* _AIM OF THE TASK_
Print the lines of the listing below verbatim from its first line through the line bearing "var seriesNames = ['2021年', '2022年'];". Any pictures are to be omitted.

--- START OF INFORMATION SUPPLIED ---

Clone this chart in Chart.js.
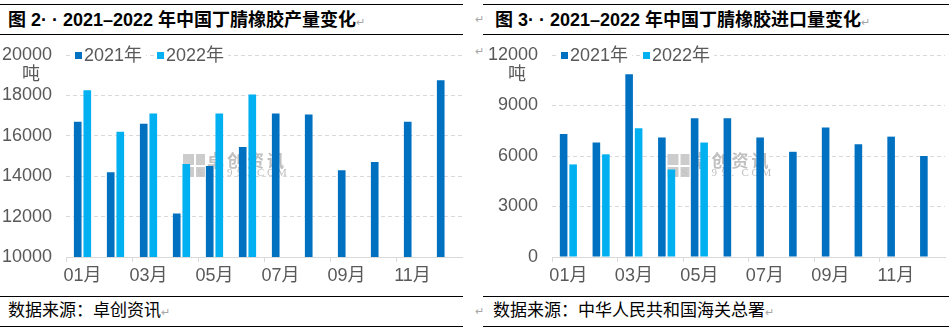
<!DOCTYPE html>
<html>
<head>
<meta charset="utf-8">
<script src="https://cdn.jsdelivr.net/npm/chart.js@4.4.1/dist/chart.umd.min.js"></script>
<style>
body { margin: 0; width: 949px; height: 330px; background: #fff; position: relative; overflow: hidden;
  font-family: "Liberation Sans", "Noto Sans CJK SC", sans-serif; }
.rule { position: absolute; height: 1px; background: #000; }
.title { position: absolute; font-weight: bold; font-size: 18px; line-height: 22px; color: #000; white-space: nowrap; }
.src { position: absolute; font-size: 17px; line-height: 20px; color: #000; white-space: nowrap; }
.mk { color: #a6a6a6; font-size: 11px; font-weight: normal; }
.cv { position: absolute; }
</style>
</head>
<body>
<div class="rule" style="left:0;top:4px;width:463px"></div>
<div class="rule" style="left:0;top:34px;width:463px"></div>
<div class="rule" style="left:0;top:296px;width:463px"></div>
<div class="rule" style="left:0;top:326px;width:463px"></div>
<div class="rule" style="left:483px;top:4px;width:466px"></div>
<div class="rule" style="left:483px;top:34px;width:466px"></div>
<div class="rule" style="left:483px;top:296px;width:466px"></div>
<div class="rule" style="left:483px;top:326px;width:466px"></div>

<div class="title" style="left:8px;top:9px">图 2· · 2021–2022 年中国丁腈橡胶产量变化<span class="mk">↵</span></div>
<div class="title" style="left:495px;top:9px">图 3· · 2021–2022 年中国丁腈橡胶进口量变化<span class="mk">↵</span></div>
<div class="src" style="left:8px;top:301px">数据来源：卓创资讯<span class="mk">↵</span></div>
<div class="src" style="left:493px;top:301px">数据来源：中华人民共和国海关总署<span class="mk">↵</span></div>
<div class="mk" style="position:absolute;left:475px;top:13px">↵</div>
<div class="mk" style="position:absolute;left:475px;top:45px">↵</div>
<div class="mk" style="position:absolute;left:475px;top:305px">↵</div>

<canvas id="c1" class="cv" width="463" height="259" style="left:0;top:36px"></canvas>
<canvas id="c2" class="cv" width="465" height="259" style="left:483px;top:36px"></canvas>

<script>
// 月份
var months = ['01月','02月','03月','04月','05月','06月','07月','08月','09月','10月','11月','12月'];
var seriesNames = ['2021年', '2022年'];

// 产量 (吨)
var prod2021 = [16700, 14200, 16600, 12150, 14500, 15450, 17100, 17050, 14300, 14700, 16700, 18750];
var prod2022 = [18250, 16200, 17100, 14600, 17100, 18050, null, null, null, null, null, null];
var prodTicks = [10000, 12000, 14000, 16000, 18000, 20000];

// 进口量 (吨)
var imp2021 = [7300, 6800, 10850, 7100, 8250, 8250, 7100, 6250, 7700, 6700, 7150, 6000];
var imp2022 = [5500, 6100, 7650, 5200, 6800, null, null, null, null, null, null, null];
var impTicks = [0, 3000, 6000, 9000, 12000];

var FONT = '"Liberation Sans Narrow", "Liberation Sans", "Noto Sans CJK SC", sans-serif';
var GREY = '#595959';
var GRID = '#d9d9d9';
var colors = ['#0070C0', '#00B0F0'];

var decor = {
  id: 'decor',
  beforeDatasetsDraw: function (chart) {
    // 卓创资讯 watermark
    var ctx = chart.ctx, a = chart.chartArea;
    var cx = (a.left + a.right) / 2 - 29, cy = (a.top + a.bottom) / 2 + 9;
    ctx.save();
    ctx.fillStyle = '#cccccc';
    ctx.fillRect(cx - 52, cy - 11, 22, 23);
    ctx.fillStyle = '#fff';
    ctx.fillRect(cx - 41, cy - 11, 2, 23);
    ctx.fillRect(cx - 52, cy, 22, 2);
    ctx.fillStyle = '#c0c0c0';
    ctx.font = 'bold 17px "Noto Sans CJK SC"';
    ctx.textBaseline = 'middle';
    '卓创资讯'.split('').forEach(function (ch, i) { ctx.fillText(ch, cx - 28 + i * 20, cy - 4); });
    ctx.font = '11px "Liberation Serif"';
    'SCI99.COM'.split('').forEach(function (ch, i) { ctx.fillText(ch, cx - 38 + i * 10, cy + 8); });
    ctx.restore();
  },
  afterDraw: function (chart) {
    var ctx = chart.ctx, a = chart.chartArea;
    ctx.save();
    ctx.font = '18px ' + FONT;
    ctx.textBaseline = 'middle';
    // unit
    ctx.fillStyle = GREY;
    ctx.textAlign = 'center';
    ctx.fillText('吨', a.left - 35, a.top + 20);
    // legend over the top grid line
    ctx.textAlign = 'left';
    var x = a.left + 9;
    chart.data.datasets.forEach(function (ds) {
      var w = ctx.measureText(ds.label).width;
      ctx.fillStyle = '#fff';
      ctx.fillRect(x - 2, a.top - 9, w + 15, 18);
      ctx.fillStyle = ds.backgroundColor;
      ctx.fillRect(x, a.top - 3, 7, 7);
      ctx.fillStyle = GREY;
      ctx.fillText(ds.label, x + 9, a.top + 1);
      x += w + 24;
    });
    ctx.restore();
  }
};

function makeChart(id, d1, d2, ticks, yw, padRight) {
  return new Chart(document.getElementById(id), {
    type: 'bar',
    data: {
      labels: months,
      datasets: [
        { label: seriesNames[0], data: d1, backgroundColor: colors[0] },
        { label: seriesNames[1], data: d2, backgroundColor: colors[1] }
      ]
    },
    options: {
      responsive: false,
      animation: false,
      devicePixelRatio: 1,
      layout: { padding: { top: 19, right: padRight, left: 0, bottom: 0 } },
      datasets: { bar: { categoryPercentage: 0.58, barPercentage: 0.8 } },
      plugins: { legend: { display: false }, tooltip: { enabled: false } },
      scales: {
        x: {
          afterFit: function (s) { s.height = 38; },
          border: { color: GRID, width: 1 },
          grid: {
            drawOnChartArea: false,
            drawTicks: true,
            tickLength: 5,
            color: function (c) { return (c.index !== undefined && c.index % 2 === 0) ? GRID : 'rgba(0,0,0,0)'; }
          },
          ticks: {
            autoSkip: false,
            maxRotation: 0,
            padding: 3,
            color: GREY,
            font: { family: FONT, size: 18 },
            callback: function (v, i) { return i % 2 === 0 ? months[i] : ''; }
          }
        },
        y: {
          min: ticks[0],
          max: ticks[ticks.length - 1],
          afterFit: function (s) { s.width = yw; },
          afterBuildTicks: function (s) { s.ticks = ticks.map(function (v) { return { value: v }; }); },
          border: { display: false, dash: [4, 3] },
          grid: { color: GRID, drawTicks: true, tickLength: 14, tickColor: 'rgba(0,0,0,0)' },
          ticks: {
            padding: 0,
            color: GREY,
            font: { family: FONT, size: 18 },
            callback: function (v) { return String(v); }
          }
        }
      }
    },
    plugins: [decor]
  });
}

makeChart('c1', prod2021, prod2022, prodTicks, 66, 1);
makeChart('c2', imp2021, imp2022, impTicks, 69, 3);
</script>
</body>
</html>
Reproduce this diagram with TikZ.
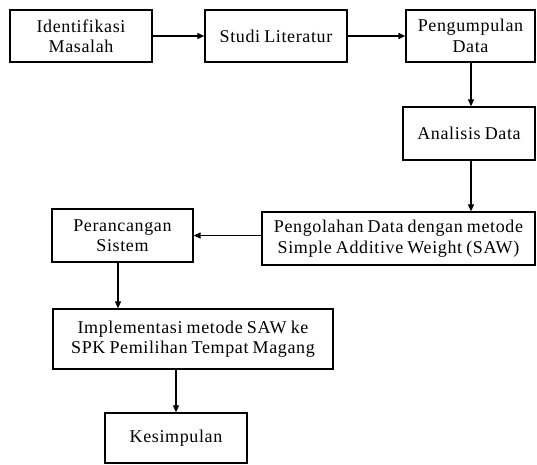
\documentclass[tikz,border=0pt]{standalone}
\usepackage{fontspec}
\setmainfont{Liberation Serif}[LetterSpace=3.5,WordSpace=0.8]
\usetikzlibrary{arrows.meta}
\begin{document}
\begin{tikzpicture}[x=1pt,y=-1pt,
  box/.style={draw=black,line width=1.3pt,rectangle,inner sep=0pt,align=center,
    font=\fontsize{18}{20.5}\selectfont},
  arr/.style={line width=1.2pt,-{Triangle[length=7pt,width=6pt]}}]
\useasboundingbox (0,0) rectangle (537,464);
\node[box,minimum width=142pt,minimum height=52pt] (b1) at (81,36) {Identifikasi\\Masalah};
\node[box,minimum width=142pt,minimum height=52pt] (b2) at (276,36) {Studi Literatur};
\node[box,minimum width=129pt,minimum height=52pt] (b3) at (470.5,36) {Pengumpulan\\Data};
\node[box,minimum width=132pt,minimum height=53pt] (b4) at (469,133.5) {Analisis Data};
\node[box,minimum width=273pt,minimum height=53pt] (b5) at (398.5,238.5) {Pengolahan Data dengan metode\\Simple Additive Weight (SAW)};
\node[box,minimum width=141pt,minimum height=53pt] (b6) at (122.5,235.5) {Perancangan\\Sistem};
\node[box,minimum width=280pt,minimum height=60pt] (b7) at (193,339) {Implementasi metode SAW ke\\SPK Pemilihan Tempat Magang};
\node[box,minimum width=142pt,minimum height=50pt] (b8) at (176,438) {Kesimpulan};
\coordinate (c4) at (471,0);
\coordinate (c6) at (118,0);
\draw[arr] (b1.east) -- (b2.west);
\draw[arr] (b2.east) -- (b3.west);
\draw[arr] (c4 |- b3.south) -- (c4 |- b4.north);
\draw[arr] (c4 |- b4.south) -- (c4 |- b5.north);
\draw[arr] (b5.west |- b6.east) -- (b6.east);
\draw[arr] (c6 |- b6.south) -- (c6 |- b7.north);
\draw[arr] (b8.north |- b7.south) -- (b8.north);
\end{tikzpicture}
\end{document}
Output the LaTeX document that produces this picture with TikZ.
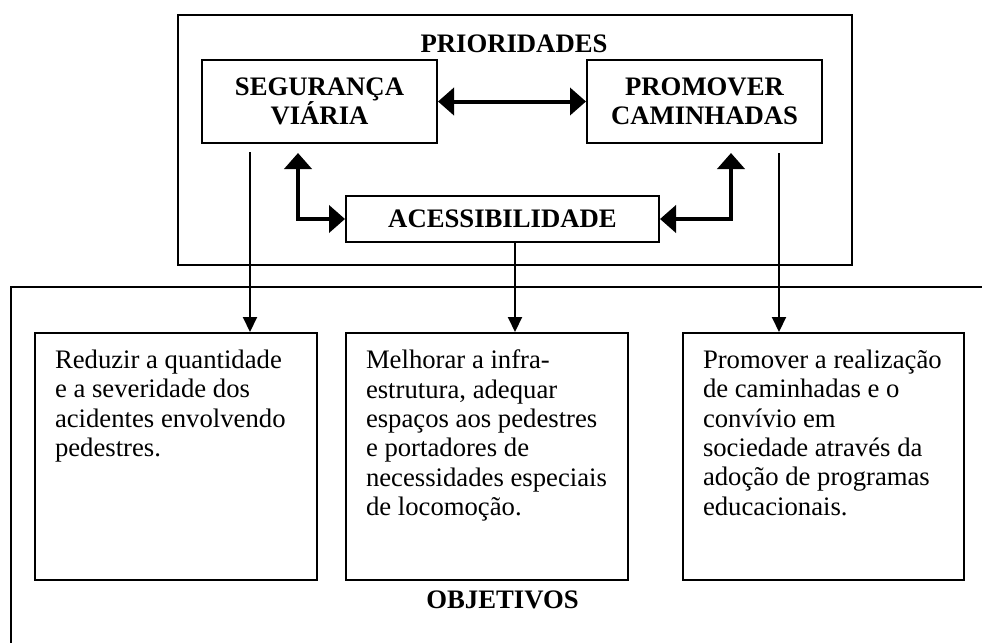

--- END OF INFORMATION SUPPLIED ---

* _COMPLETE RESPONSE_
Clone this chart in Chart.js.
<!DOCTYPE html>
<html>
<head>
<meta charset="utf-8">
<script src="https://cdn.jsdelivr.net/npm/chart.js@4.4.1/dist/chart.umd.min.js"></script>
<style>
body { margin: 0; width: 949px; height: 330px; background: #fff; position: relative; overflow: hidden;
  font-family: "Liberation Sans", "Noto Sans CJK SC", sans-serif; }
.rule { position: absolute; height: 1px; background: #000; }
.title { position: absolute; font-weight: bold; font-size: 18px; line-height: 22px; color: #000; white-space: nowrap; }
.src { position: absolute; font-size: 17px; line-height: 20px; color: #000; white-space: nowrap; }
.mk { color: #a6a6a6; font-size: 11px; font-weight: normal; }
.cv { position: absolute; }
</style>
</head>
<body>
<div class="rule" style="left:0;top:4px;width:463px"></div>
<div class="rule" style="left:0;top:34px;width:463px"></div>
<div class="rule" style="left:0;top:296px;width:463px"></div>
<div class="rule" style="left:0;top:326px;width:463px"></div>
<div class="rule" style="left:483px;top:4px;width:466px"></div>
<div class="rule" style="left:483px;top:34px;width:466px"></div>
<div class="rule" style="left:483px;top:296px;width:466px"></div>
<div class="rule" style="left:483px;top:326px;width:466px"></div>

<div class="title" style="left:8px;top:9px">图 2· · 2021–2022 年中国丁腈橡胶产量变化<span class="mk">↵</span></div>
<div class="title" style="left:495px;top:9px">图 3· · 2021–2022 年中国丁腈橡胶进口量变化<span class="mk">↵</span></div>
<div class="src" style="left:8px;top:301px">数据来源：卓创资讯<span class="mk">↵</span></div>
<div class="src" style="left:493px;top:301px">数据来源：中华人民共和国海关总署<span class="mk">↵</span></div>
<div class="mk" style="position:absolute;left:475px;top:13px">↵</div>
<div class="mk" style="position:absolute;left:475px;top:45px">↵</div>
<div class="mk" style="position:absolute;left:475px;top:305px">↵</div>

<canvas id="c1" class="cv" width="463" height="259" style="left:0;top:36px"></canvas>
<canvas id="c2" class="cv" width="465" height="259" style="left:483px;top:36px"></canvas>

<script>
// 月份
var months = ['01月','02月','03月','04月','05月','06月','07月','08月','09月','10月','11月','12月'];
var seriesNames = ['2021年', '2022年'];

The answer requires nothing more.